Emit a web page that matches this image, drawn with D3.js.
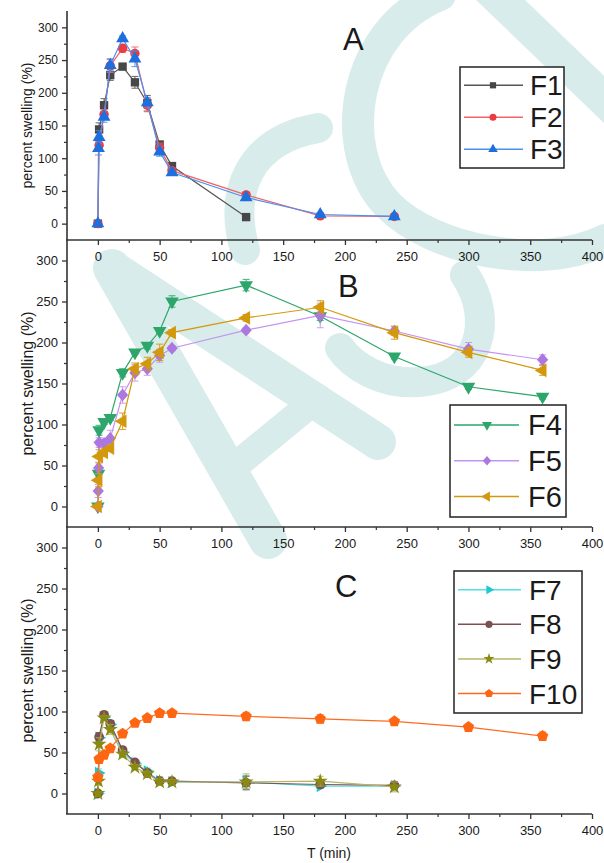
<!DOCTYPE html>
<html><head><meta charset="utf-8">
<script src="https://cdn.jsdelivr.net/npm/d3@7"></script>
<style>body{margin:0;background:#fff}svg{display:block}text{font-family:"Liberation Sans",Arial,sans-serif;fill:#1a1a1a}</style>
</head><body><svg id="c" width="604" height="863"></svg>
<script>
// ---------- data ----------
const xTicks = [0,50,100,150,200,250,300,350,400];
const xMinor = [25,75,125,175,225,275,325,375];
const yTicks = [0,50,100,150,200,250,300];
const yMinor = [25,75,125,175,225,275];

// Panel A
const tF1 = [0,1,5,10,20,30,40,50,60,120];
const vF1 = [0,144,181,227,240,216,184,121,88,10];
const eF1 = [0,10,10,8,3,9,12,4,4,2];
const tF2 = [0,1,5,10,20,30,40,50,60,120,180,240];
const vF2 = [0,120,167,241,268,260,181,116,81,44,12,11];
const eF2 = [0,8,7,10,6,10,10,7,4,4,2,2];
const tF3 = [0,0.5,1,5,10,20,30,40,50,60,120,180,240];
const vF3 = [0,115,132,163,242,283,252,185,110,78,40,14,11];
const eF3 = [0,10,10,8,10,4,12,8,7,4,4,2,2];
// Panel B
const tF4 = [0,0.5,1,5,10,20,30,40,50,60,120,180,240,300,360];
const vF4 = [0,40,93,103,108,163,188,196,214,250,270,232,183,146,134];
const eF4 = [0,5,6,3,3,5,3,4,3,7,7,5,3,3,3];
const tF5 = [0,0.3,0.6,1,5,10,20,30,40,50,60,120,180,240,300,360];
const vF5 = [0,19,47,78,77,83,136,163,168,184,193,215,233,214,192,179];
const eF5 = [0,8,7,6,5,10,10,10,8,8,3,3,15,5,8,6];
const tF6 = [0,0.5,1,5,10,20,30,40,50,60,120,180,240,300,360];
const vF6 = [0,32,61,66,71,104,168,174,188,212,230,243,212,188,166];
const eF6 = [0,8,8,5,4,10,7,8,10,4,4,8,8,6,6];
// Panel C
const tF7 = [0,0.5,1,5,10,20,30,40,50,60,120,180,240];
const vF7 = [0,25,68,93,84,50,37,27,15,14,14,9,9];
const eF7 = [0,5,6,3,4,3,3,4,3,3,8,3,3];
const tF8 = [0,1,5,10,20,30,40,50,60,120,180,240];
const vF8 = [0,69,96,85,53,38,25,15,15,13,11,10];
const eF8 = [0,5,3,4,3,3,3,5,3,8,4,4];
const tF9 = [0,0.5,1,5,10,20,30,40,50,60,120,180,240];
const vF9 = [0,15,60,92,78,48,32,24,14,14,14,15,8];
const eF9 = [0,5,8,3,6,4,3,3,4,3,10,6,6];
const tF10 = [0,1,5,10,20,30,40,50,60,120,180,240,300,360];
const vF10 = [20,42,47,55,73,86,92,98,98,94,91,88,81,70];
const eF10 = [4,4,3,3,3,3,3,3,3,5,5,3,3,5];

// ---------- layout ----------
const svg = d3.select('#c');
const x = d3.scaleLinear().domain([-25,400]).range([67,592]);
const panels = [
  {key:'A', top:11, bottom:240, labelX:343, labelY:50, ylab:14, tick:12},
  {key:'B', top:240, bottom:527, labelX:338, labelY:297, ylab:16, tick:13},
  {key:'C', top:527, bottom:814, labelX:335, labelY:597, ylab:16, tick:13}
];
panels.forEach(p => p.y = d3.scaleLinear().domain([-25,325]).range([p.bottom,p.top]));

// watermark (background decoration)
const wm = svg.append('g').attr('fill','none').attr('stroke','#d8edeb').attr('stroke-linecap','round');
[
  ['M440,-5 C352,30 335,150 388,205 C432,250 540,272 605,240',32],
  ['M485,-15 L615,110',34],
  ['M245,250 C228,190 250,140 318,128',30],
  ['M112,268 L268,540',38],
  ['M112,268 L378,442',36],
  ['M240,462 L318,398',28],
  ['M465,275 C495,320 480,378 420,382 C380,385 352,365 340,348',30]
].forEach(d => wm.append('path').attr('d',d[0]).attr('stroke-width',d[1]));

// axes
const axisCol = '#333';
panels.forEach(p => {
  const gl = svg.append('g').attr('transform','translate(67,0)');
  gl.call(d3.axisLeft(p.y).tickValues(yTicks).tickSize(5).tickPadding(4).tickSizeOuter(0));
  gl.call(g => g.select('.domain').remove());
  gl.selectAll('text').attr('font-size',p.tick).attr('fill','#1a1a1a').attr('font-family','"Liberation Sans",Arial,sans-serif');
  gl.selectAll('line').attr('stroke',axisCol).attr('stroke-width',1.3);
  const gm = svg.append('g').attr('transform','translate(67,0)');
  gm.call(d3.axisLeft(p.y).tickValues(yMinor).tickSize(3).tickFormat(''));
  gm.call(g => g.select('.domain').remove());
  gm.selectAll('line').attr('stroke',axisCol).attr('stroke-width',1.2);

  const gb = svg.append('g').attr('transform',`translate(0,${p.bottom})`);
  gb.call(d3.axisBottom(x).tickValues(xTicks).tickSize(5).tickPadding(7).tickSizeOuter(0));
  gb.call(g => g.select('.domain').remove());
  gb.selectAll('text').attr('font-size',13).attr('fill','#1a1a1a').attr('font-family','"Liberation Sans",Arial,sans-serif');
  gb.selectAll('line').attr('stroke',axisCol).attr('stroke-width',1.3);
  const gbm = svg.append('g').attr('transform',`translate(0,${p.bottom})`);
  gbm.call(d3.axisBottom(x).tickValues(xMinor).tickSize(3).tickFormat(''));
  gbm.call(g => g.select('.domain').remove());
  gbm.selectAll('line').attr('stroke',axisCol).attr('stroke-width',1.2);

  svg.append('line').attr('x1',67).attr('x2',67).attr('y1',p.top).attr('y2',p.bottom)
    .attr('stroke',axisCol).attr('stroke-width',1.6);
  svg.append('line').attr('x1',66).attr('x2',592).attr('y1',p.bottom).attr('y2',p.bottom)
    .attr('stroke',axisCol).attr('stroke-width',1.6);

  svg.append('text').attr('transform',`translate(27,${(p.top+p.bottom)/2}) rotate(-90)`)
    .attr('text-anchor','middle').attr('dominant-baseline','central')
    .attr('font-size',p.ylab).text('percent swelling (%)');
  svg.append('text').attr('x',p.labelX).attr('y',p.labelY).attr('font-size',31).text(p.key);
});
svg.append('text').attr('x',329).attr('y',858).attr('text-anchor','middle').attr('font-size',14).text('T (min)');

// ---------- symbols ----------
const symPentagon = {draw(ctx,size){
  const r = Math.sqrt(size/(2.5*Math.sin(2*Math.PI/5)));
  for(let i=0;i<5;i++){const a=-Math.PI/2+i*2*Math.PI/5; const px=r*Math.cos(a), py=r*Math.sin(a); i?ctx.lineTo(px,py):ctx.moveTo(px,py);}
  ctx.closePath();
}};
const symDiamond = {draw(ctx,size){
  const r = Math.sqrt(size/2);
  ctx.moveTo(0,-r*1.08); ctx.lineTo(r*0.95,0); ctx.lineTo(0,r*1.08); ctx.lineTo(-r*0.95,0); ctx.closePath();
}};

const series = [
  {name:'F1', p:0, t:tF1, v:vF1, e:eF1, sym:d3.symbolSquare, rot:0, size:70, fill:'#474747', line:'#555555'},
  {name:'F2', p:0, t:tF2, v:vF2, e:eF2, sym:d3.symbolCircle, rot:0, size:70, fill:'#ec3b3f', line:'#f26464'},
  {name:'F3', p:0, t:tF3, v:vF3, e:eF3, sym:d3.symbolTriangle, rot:0, size:72, fill:'#1d6fe0', line:'#4d8ff0'},
  {name:'F4', p:1, t:tF4, v:vF4, e:eF4, sym:d3.symbolTriangle, rot:180, size:80, fill:'#2ca66a', line:'#2ca66a'},
  {name:'F5', p:1, t:tF5, v:vF5, e:eF5, sym:symDiamond, rot:0, size:70, fill:'#ad77e0', line:'#c395f0'},
  {name:'F6', p:1, t:tF6, v:vF6, e:eF6, sym:d3.symbolTriangle, rot:-90, size:80, fill:'#d4980c', line:'#d4980c'},
  {name:'F7', p:2, t:tF7, v:vF7, e:eF7, sym:d3.symbolTriangle, rot:90, size:65, fill:'#1cc9cc', line:'#55e0e2'},
  {name:'F8', p:2, t:tF8, v:vF8, e:eF8, sym:d3.symbolCircle, rot:0, size:75, fill:'#7d5050', line:'#7d5050'},
  {name:'F9', p:2, t:tF9, v:vF9, e:eF9, sym:d3.symbolStar, rot:0, size:70, fill:'#8a8a10', line:'#b5b56c'},
  {name:'F10', p:2, t:tF10, v:vF10, e:eF10, sym:symPentagon, rot:0, size:85, fill:'#ff6612', line:'#ff6a20'}
];

series.forEach(s => {
  const y = panels[s.p].y;
  const pts = s.t.map((t,i) => ({t, v:s.v[i], e:s.e[i]}));
  const g = svg.append('g');
  g.append('path').datum(pts)
    .attr('d', d3.line().x(d=>x(d.t)).y(d=>y(d.v)))
    .attr('fill','none').attr('stroke',s.line).attr('stroke-width',1.2);
  const eb = g.append('g').attr('stroke',s.line).attr('stroke-width',1).attr('opacity',0.9);
  pts.filter(d=>d.e>0).forEach(d => {
    const cx = x(d.t), y1 = y(d.v-d.e), y2 = y(d.v+d.e);
    eb.append('line').attr('x1',cx).attr('x2',cx).attr('y1',y1).attr('y2',y2);
    eb.append('line').attr('x1',cx-3.5).attr('x2',cx+3.5).attr('y1',y1).attr('y2',y1);
    eb.append('line').attr('x1',cx-3.5).attr('x2',cx+3.5).attr('y1',y2).attr('y2',y2);
  });
  g.selectAll('path.m').data(pts).join('path').attr('class','m')
    .attr('d', d3.symbol().type(s.sym).size(s.size))
    .attr('transform', d=>`translate(${x(d.t)},${y(d.v)}) rotate(${s.rot})`)
    .attr('fill', s.fill);
});

// ---------- legends ----------
const legends = [
  {box:[460,67,104,101], items:['F1','F2','F3'], y0:85.3, dy:32, lx:[464,523], mx:493, tx:530, fs:28},
  {box:[450,405,116,112], items:['F4','F5','F6'], y0:425, dy:35.8, lx:[454,519], mx:487, tx:528, fs:29},
  {box:[454,571,128,142], items:['F7','F8','F9','F10'], y0:589.7, dy:34.6, lx:[458,521], mx:489, tx:529, fs:28}
];
legends.forEach(L => {
  svg.append('rect').attr('x',L.box[0]).attr('y',L.box[1]).attr('width',L.box[2]).attr('height',L.box[3])
    .attr('fill','#fff').attr('stroke','#222').attr('stroke-width',1.5);
  L.items.forEach((name,i) => {
    const s = series.find(d=>d.name===name);
    const yy = L.y0 + i*L.dy;
    svg.append('line').attr('x1',L.lx[0]).attr('x2',L.lx[1]).attr('y1',yy).attr('y2',yy)
      .attr('stroke',s.line).attr('stroke-width',1.5);
    svg.append('path').attr('d',d3.symbol().type(s.sym).size(s.size*0.55)())
      .attr('transform',`translate(${L.mx},${yy}) rotate(${s.rot})`).attr('fill',s.fill);
    svg.append('text').attr('x',L.tx).attr('y',yy+10).attr('font-size',L.fs).text(name);
  });
});
</script></body></html>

## [Given problem]
Return exactly what appears from the opening line of the material through the line with "const eF10 = [4,4,3,3,3,3,3,3,3,5,5,3,3,5];", apart from the pictures.

## [Written answer]
Emit a web page that matches this image, drawn with D3.js.
<!DOCTYPE html>
<html><head><meta charset="utf-8">
<script src="https://cdn.jsdelivr.net/npm/d3@7"></script>
<style>body{margin:0;background:#fff}svg{display:block}text{font-family:"Liberation Sans",Arial,sans-serif;fill:#1a1a1a}</style>
</head><body><svg id="c" width="604" height="863"></svg>
<script>
// ---------- data ----------
const xTicks = [0,50,100,150,200,250,300,350,400];
const xMinor = [25,75,125,175,225,275,325,375];
const yTicks = [0,50,100,150,200,250,300];
const yMinor = [25,75,125,175,225,275];

// Panel A
const tF1 = [0,1,5,10,20,30,40,50,60,120];
const vF1 = [0,144,181,227,240,216,184,121,88,10];
const eF1 = [0,10,10,8,3,9,12,4,4,2];
const tF2 = [0,1,5,10,20,30,40,50,60,120,180,240];
const vF2 = [0,120,167,241,268,260,181,116,81,44,12,11];
const eF2 = [0,8,7,10,6,10,10,7,4,4,2,2];
const tF3 = [0,0.5,1,5,10,20,30,40,50,60,120,180,240];
const vF3 = [0,115,132,163,242,283,252,185,110,78,40,14,11];
const eF3 = [0,10,10,8,10,4,12,8,7,4,4,2,2];
// Panel B
const tF4 = [0,0.5,1,5,10,20,30,40,50,60,120,180,240,300,360];
const vF4 = [0,40,93,103,108,163,188,196,214,250,270,232,183,146,134];
const eF4 = [0,5,6,3,3,5,3,4,3,7,7,5,3,3,3];
const tF5 = [0,0.3,0.6,1,5,10,20,30,40,50,60,120,180,240,300,360];
const vF5 = [0,19,47,78,77,83,136,163,168,184,193,215,233,214,192,179];
const eF5 = [0,8,7,6,5,10,10,10,8,8,3,3,15,5,8,6];
const tF6 = [0,0.5,1,5,10,20,30,40,50,60,120,180,240,300,360];
const vF6 = [0,32,61,66,71,104,168,174,188,212,230,243,212,188,166];
const eF6 = [0,8,8,5,4,10,7,8,10,4,4,8,8,6,6];
// Panel C
const tF7 = [0,0.5,1,5,10,20,30,40,50,60,120,180,240];
const vF7 = [0,25,68,93,84,50,37,27,15,14,14,9,9];
const eF7 = [0,5,6,3,4,3,3,4,3,3,8,3,3];
const tF8 = [0,1,5,10,20,30,40,50,60,120,180,240];
const vF8 = [0,69,96,85,53,38,25,15,15,13,11,10];
const eF8 = [0,5,3,4,3,3,3,5,3,8,4,4];
const tF9 = [0,0.5,1,5,10,20,30,40,50,60,120,180,240];
const vF9 = [0,15,60,92,78,48,32,24,14,14,14,15,8];
const eF9 = [0,5,8,3,6,4,3,3,4,3,10,6,6];
const tF10 = [0,1,5,10,20,30,40,50,60,120,180,240,300,360];
const vF10 = [20,42,47,55,73,86,92,98,98,94,91,88,81,70];
const eF10 = [4,4,3,3,3,3,3,3,3,5,5,3,3,5];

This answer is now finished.